**TASK TO COMPLETE:** Your output must consist solely of the lines from the "Rebuild this chart" line through the "ax = fig.add_axes([0, 0, 1, 1])" line, exactly as written, without images.

**GIVEN DATA:**
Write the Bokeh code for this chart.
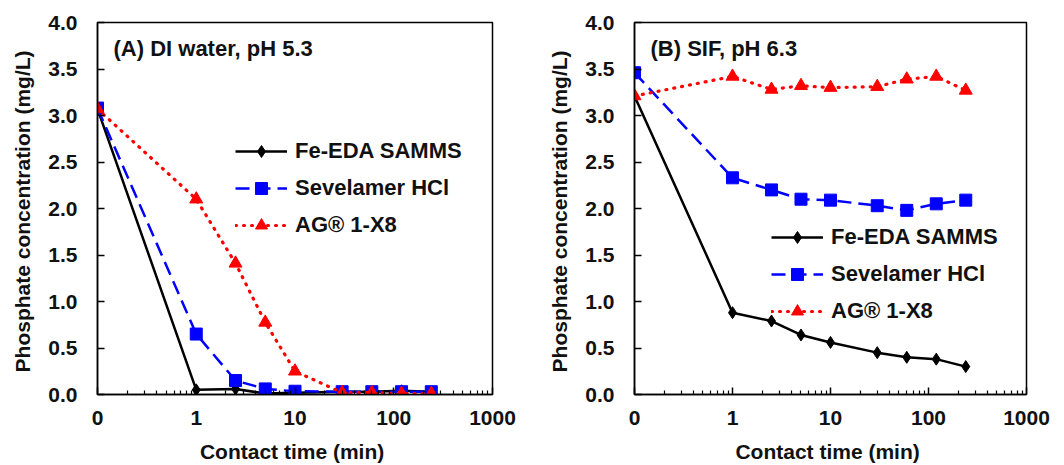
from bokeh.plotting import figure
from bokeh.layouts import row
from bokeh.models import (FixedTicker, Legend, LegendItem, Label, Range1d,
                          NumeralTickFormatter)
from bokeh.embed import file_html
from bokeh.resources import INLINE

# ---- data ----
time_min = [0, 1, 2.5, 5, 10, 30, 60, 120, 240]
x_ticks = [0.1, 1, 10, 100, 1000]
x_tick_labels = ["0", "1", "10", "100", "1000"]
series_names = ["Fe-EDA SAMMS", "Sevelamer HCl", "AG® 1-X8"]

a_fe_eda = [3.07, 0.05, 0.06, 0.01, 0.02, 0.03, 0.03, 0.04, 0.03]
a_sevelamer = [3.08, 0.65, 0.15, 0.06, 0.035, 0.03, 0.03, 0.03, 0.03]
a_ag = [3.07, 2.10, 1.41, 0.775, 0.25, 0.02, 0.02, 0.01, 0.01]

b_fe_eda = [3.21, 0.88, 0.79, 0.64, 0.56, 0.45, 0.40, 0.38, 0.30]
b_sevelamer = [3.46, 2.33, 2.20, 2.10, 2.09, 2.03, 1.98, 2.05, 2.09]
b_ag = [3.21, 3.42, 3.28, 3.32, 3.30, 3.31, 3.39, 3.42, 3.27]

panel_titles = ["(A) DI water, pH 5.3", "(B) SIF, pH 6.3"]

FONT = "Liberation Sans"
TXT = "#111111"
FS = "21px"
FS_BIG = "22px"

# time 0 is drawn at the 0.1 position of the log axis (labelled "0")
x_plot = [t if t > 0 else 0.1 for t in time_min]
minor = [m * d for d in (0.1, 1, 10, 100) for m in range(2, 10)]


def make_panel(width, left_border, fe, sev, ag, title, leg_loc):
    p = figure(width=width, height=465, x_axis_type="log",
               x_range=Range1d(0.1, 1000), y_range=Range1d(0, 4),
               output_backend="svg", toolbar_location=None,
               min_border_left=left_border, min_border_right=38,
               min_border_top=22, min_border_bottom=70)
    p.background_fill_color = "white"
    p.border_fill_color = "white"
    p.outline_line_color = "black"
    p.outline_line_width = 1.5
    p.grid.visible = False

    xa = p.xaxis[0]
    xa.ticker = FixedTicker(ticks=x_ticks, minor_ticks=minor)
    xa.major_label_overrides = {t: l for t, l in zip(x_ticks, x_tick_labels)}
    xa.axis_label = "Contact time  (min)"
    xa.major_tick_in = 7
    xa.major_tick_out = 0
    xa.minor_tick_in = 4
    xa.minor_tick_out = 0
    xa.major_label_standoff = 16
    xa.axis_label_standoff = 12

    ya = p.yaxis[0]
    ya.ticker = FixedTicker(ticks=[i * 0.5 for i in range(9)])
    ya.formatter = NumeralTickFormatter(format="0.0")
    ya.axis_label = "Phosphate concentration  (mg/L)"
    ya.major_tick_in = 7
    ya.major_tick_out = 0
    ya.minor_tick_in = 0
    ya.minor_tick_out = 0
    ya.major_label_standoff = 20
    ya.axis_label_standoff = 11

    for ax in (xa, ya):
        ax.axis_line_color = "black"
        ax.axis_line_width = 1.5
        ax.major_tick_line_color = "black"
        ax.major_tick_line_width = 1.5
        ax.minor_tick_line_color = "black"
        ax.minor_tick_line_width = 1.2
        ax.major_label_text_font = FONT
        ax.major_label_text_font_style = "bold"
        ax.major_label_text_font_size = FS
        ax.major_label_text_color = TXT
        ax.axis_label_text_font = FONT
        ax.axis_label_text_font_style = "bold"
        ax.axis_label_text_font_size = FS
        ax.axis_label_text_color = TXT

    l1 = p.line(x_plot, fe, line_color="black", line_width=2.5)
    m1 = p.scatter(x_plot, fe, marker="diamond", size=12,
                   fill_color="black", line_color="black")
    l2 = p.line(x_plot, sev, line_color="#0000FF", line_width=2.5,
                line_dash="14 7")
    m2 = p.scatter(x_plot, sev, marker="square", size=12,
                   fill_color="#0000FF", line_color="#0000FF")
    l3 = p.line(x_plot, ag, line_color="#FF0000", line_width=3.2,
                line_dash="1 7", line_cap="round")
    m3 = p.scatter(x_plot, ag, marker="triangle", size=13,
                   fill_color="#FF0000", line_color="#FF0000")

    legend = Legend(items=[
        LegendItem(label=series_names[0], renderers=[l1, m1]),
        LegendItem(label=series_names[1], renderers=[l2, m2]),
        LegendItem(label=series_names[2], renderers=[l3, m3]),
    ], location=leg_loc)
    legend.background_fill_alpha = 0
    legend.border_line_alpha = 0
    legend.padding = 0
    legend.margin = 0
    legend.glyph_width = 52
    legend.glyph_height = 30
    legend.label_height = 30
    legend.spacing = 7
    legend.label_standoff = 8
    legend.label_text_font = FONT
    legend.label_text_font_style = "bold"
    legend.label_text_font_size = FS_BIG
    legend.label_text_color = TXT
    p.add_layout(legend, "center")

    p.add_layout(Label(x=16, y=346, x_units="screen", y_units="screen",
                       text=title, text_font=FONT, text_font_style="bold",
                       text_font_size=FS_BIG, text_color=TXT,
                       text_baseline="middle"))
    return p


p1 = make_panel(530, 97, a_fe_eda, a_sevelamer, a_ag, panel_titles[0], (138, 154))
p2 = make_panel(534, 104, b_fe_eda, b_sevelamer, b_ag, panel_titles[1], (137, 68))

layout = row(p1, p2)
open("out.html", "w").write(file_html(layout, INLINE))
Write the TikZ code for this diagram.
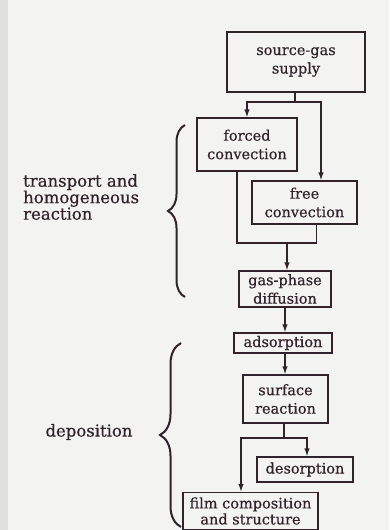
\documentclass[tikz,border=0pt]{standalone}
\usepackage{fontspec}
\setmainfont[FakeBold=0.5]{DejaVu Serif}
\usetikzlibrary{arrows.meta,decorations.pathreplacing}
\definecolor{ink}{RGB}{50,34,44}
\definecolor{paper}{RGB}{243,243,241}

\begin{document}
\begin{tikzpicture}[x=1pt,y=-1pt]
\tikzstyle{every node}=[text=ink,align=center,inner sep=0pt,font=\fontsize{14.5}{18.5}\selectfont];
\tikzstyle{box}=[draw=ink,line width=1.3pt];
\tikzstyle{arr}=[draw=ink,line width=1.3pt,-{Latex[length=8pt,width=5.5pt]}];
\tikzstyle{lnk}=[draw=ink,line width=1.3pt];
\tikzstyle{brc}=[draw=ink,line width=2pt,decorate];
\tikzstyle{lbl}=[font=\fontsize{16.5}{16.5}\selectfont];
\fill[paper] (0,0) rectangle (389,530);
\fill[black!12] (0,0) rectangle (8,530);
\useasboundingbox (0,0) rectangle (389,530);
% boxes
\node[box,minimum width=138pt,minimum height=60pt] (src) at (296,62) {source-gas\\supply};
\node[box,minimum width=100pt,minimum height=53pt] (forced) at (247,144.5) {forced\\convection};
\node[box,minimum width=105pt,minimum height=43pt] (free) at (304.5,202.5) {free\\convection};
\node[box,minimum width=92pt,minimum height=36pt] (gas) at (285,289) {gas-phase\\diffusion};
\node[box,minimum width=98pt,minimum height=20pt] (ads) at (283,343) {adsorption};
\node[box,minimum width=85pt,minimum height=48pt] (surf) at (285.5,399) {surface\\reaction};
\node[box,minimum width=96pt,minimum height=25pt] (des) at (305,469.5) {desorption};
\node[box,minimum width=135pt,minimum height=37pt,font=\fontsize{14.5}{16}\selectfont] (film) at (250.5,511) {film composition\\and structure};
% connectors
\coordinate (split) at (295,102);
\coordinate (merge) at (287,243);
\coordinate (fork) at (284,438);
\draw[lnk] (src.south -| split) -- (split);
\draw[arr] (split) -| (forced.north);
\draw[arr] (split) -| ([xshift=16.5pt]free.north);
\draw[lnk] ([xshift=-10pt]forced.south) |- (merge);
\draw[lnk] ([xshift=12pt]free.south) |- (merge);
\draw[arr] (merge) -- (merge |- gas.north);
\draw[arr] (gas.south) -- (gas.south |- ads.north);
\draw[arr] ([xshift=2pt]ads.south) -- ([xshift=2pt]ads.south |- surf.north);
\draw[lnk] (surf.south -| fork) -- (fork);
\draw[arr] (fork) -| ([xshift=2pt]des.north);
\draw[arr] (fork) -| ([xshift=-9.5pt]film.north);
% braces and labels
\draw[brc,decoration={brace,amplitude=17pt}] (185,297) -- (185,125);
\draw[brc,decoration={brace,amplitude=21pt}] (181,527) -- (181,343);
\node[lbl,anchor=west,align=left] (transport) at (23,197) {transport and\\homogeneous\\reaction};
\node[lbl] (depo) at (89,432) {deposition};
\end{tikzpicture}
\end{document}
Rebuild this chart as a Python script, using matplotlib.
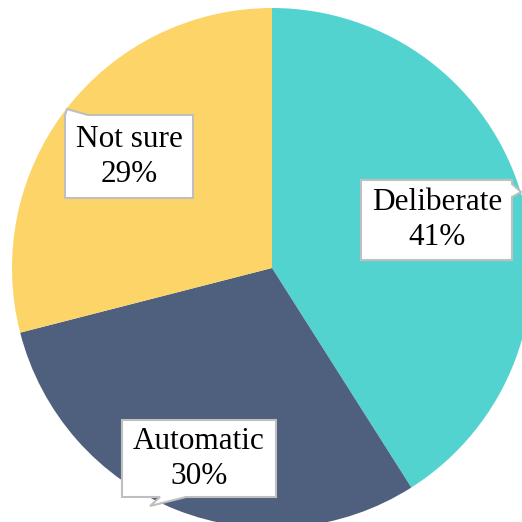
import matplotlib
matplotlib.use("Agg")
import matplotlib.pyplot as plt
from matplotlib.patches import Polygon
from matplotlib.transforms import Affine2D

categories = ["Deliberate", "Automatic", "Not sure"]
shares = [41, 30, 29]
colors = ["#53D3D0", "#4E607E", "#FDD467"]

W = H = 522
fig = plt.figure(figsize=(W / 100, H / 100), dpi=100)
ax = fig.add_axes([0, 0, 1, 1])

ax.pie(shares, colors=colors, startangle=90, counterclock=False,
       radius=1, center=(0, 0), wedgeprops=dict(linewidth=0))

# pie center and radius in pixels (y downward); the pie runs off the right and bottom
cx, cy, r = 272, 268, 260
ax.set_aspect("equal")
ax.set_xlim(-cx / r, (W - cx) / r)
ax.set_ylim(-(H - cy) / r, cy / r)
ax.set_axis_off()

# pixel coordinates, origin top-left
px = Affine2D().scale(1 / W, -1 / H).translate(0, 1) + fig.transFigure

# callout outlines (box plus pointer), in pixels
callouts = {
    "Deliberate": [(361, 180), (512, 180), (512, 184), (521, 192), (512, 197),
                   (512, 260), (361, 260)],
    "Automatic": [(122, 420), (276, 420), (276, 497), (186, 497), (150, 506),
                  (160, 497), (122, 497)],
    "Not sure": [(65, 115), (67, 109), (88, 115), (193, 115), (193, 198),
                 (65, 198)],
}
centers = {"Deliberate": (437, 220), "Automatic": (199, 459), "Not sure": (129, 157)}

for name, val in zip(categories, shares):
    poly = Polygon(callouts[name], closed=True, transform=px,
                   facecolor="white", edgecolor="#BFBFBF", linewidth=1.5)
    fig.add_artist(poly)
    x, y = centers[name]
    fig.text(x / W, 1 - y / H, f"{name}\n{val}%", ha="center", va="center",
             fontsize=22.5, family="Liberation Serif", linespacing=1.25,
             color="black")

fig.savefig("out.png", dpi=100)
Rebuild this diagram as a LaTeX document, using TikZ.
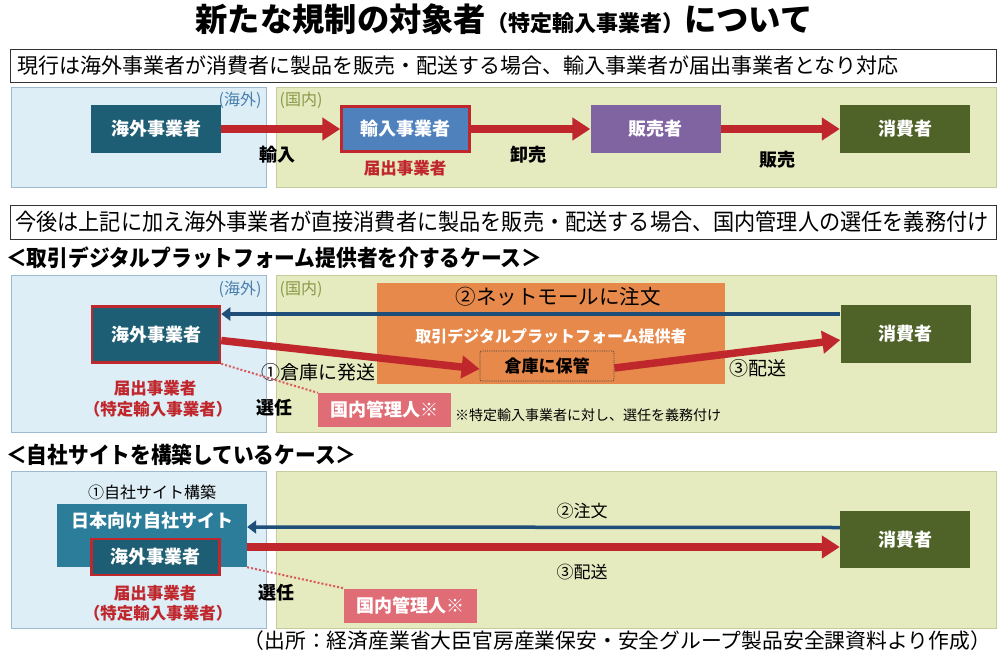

**WORKED ANSWER:**
Rebuild this chart as a Python script, using matplotlib.
import matplotlib
matplotlib.use("Agg")
import matplotlib.pyplot as plt
from matplotlib.patches import Polygon
from matplotlib.transforms import Affine2D

categories = ["Deliberate", "Automatic", "Not sure"]
shares = [41, 30, 29]
colors = ["#53D3D0", "#4E607E", "#FDD467"]

W = H = 522
fig = plt.figure(figsize=(W / 100, H / 100), dpi=100)
ax = fig.add_axes([0, 0, 1, 1])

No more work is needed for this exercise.